Look below for the line containing "Generate a web"; from there through the line containing "const barTicks = [0, 5, 10, 15, 20];", both lines included, please set down each line exactly and nothing else.

* BEGIN Excerpted records *

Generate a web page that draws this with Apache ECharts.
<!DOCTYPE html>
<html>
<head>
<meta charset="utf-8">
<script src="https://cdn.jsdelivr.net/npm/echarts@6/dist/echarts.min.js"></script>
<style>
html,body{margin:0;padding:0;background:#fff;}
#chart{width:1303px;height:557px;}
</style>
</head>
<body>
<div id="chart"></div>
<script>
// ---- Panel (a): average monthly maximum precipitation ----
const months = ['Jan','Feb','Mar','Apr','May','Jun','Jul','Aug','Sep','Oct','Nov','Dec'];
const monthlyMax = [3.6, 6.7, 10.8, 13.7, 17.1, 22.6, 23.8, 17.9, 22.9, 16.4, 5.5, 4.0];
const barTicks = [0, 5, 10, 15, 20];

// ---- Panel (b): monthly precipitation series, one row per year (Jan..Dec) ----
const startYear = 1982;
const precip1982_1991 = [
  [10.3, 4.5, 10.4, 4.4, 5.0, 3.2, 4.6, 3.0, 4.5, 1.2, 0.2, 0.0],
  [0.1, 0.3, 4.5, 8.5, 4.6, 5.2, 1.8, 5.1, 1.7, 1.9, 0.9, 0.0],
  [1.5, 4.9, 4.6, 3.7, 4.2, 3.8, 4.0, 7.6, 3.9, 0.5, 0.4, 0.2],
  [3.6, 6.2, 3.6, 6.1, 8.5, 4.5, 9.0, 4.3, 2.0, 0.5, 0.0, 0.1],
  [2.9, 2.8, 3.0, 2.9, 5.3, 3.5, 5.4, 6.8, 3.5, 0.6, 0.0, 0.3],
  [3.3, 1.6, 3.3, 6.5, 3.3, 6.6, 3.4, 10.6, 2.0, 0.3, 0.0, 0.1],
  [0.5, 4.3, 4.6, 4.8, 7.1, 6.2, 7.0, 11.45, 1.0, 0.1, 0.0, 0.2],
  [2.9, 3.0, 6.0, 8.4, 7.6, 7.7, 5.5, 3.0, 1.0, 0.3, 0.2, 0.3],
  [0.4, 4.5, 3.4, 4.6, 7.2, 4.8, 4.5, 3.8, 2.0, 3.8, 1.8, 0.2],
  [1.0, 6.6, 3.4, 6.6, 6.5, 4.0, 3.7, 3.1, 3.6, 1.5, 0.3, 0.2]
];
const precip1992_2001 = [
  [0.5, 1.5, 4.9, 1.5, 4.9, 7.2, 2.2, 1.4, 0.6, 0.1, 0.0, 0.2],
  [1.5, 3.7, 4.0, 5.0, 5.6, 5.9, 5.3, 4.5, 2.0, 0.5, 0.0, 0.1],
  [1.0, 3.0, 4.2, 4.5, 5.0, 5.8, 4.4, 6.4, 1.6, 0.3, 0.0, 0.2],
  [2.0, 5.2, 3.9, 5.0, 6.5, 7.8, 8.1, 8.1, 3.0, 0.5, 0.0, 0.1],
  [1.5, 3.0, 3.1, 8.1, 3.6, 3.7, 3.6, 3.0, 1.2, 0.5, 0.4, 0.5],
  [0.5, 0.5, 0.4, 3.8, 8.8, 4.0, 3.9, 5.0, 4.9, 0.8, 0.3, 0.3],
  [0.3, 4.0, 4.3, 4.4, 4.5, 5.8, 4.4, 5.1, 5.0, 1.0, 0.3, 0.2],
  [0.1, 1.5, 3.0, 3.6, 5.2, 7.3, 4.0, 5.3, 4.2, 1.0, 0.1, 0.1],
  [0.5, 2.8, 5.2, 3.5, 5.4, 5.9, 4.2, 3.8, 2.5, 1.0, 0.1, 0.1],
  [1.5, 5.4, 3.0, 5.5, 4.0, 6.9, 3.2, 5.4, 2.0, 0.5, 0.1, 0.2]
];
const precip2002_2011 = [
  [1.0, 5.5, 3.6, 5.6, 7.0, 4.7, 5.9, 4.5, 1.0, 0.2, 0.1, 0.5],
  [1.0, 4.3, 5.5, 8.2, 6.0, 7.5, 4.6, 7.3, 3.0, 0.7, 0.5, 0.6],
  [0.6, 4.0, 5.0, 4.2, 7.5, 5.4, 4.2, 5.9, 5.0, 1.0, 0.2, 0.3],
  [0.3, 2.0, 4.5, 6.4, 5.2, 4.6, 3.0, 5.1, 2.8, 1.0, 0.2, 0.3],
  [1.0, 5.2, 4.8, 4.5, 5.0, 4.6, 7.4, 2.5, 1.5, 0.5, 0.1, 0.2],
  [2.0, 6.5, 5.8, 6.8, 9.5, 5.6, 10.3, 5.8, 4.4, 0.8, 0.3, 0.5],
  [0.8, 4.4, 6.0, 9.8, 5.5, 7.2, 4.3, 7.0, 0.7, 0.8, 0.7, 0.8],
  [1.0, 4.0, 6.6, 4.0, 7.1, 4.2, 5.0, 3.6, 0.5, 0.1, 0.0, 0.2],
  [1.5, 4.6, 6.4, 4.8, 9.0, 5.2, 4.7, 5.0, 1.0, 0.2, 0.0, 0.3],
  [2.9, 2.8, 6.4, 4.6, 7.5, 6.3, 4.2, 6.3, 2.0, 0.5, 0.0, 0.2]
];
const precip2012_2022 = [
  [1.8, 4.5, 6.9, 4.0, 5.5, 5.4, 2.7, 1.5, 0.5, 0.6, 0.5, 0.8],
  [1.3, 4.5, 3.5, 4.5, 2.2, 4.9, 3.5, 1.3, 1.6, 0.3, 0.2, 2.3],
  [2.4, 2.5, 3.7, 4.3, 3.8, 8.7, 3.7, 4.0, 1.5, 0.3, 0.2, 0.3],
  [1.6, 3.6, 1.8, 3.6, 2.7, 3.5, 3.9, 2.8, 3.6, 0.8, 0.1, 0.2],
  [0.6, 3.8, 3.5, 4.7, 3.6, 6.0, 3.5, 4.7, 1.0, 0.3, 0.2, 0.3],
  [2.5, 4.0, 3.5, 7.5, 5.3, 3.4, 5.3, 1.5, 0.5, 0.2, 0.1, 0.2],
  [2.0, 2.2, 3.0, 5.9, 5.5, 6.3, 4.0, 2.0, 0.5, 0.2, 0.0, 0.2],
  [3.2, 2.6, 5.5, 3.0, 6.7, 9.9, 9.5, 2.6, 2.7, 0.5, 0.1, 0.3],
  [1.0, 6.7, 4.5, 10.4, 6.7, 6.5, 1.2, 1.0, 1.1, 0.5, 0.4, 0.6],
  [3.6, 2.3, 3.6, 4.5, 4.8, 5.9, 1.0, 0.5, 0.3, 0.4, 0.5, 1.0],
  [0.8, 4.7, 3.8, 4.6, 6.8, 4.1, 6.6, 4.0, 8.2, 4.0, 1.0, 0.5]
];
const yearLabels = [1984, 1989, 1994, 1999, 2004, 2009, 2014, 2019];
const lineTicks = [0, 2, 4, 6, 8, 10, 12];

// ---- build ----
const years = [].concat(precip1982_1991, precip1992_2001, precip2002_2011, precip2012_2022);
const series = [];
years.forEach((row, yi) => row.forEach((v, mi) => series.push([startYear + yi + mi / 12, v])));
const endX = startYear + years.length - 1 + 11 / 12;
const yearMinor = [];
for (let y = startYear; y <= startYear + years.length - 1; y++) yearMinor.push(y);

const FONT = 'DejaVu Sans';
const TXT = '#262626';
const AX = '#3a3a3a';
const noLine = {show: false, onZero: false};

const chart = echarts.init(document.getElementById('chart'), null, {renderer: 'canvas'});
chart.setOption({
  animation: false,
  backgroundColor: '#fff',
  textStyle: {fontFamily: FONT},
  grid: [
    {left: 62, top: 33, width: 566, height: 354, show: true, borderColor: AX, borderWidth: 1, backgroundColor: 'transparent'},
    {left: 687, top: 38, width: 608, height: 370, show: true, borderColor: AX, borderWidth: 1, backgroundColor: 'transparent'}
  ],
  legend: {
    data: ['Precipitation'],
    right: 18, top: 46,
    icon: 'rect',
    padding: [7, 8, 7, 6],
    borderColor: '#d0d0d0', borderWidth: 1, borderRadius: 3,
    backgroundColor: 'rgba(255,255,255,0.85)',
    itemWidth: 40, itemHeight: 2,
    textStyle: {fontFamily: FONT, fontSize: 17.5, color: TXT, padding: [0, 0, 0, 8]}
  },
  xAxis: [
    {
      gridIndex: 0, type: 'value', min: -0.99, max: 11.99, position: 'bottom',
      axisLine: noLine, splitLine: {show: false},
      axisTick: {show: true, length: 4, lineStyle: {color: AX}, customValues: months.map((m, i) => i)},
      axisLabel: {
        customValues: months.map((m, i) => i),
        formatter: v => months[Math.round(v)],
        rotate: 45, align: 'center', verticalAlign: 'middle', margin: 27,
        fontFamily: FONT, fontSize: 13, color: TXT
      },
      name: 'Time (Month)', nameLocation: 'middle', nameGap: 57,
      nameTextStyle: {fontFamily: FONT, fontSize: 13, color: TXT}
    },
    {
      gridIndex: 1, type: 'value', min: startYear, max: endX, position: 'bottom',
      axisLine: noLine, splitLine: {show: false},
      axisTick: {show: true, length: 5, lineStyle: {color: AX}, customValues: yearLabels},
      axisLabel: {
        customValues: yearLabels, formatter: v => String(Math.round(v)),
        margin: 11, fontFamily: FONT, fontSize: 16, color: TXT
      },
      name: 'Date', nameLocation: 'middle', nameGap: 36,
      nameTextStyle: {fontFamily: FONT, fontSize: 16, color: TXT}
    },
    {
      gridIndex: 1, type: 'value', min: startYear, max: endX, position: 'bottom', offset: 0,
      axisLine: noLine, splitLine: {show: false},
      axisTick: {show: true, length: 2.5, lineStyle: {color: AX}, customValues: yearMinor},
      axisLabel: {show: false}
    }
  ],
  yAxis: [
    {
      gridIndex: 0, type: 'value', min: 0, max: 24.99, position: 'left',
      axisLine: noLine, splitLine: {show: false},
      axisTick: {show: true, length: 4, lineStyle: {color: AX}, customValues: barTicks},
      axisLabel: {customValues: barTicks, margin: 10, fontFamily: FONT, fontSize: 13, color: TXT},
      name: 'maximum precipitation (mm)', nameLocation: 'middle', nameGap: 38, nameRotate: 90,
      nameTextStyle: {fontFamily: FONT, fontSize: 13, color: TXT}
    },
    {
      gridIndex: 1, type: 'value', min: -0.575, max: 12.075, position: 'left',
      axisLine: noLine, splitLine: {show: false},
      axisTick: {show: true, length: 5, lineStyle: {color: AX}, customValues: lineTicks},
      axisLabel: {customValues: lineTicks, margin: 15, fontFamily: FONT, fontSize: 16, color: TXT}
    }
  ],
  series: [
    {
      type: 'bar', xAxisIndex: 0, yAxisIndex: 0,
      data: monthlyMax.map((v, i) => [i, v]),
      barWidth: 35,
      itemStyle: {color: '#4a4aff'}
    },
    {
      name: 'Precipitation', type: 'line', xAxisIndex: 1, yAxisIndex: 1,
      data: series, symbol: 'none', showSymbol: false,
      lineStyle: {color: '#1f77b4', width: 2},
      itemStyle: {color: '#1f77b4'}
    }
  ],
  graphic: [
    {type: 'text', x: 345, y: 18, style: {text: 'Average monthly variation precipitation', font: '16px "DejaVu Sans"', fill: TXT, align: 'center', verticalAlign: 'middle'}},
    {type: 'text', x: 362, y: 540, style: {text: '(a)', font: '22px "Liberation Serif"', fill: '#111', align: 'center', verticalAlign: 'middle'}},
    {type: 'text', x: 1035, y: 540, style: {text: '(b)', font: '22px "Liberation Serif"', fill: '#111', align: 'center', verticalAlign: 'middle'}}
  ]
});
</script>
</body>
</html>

* END Excerpted records *
* BEGIN Excerpted records *

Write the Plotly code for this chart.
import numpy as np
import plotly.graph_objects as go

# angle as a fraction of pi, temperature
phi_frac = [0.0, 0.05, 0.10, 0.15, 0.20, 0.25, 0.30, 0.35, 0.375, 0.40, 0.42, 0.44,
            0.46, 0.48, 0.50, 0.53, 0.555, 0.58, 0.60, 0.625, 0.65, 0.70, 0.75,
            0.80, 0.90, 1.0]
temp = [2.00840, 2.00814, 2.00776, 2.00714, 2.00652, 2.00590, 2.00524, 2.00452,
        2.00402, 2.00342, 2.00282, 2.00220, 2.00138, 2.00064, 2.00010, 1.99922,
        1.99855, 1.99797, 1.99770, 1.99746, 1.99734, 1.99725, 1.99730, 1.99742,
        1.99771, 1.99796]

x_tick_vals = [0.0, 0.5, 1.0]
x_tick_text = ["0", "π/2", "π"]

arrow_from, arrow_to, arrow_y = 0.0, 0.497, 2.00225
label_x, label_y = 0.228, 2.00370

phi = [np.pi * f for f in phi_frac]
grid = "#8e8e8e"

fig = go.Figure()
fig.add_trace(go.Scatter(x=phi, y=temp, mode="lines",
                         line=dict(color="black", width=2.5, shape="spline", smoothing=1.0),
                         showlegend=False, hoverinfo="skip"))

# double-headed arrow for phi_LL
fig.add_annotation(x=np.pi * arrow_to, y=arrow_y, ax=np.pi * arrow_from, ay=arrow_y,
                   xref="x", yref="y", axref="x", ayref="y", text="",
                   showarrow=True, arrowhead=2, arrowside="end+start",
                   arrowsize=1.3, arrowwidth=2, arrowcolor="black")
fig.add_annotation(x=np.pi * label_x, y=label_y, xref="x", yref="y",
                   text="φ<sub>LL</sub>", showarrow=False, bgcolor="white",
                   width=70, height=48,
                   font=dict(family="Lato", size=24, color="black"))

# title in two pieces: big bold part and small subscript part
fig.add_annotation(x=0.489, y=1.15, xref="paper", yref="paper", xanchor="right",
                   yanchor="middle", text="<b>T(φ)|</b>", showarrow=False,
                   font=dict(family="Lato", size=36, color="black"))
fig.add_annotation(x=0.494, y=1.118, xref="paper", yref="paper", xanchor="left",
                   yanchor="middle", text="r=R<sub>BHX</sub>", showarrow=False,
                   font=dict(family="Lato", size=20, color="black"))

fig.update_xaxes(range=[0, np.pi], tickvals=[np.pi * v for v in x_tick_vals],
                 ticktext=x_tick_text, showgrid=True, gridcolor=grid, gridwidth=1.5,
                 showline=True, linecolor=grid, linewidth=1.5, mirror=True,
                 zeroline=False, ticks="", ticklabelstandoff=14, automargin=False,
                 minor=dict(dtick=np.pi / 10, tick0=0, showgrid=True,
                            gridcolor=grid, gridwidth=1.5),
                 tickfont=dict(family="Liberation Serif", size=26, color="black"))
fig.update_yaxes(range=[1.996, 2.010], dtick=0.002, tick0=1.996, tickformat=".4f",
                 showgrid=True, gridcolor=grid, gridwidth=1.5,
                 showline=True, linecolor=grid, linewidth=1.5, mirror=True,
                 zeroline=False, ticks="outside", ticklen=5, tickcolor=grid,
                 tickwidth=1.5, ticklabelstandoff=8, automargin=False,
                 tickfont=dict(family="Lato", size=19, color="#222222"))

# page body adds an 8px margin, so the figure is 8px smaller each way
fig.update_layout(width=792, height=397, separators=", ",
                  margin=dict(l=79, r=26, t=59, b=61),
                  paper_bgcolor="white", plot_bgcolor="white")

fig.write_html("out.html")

* END Excerpted records *

__Expected answer__.
Generate a web page that draws this with Apache ECharts.
<!DOCTYPE html>
<html>
<head>
<meta charset="utf-8">
<script src="https://cdn.jsdelivr.net/npm/echarts@6/dist/echarts.min.js"></script>
<style>
html,body{margin:0;padding:0;background:#fff;}
#chart{width:1303px;height:557px;}
</style>
</head>
<body>
<div id="chart"></div>
<script>
// ---- Panel (a): average monthly maximum precipitation ----
const months = ['Jan','Feb','Mar','Apr','May','Jun','Jul','Aug','Sep','Oct','Nov','Dec'];
const monthlyMax = [3.6, 6.7, 10.8, 13.7, 17.1, 22.6, 23.8, 17.9, 22.9, 16.4, 5.5, 4.0];
const barTicks = [0, 5, 10, 15, 20];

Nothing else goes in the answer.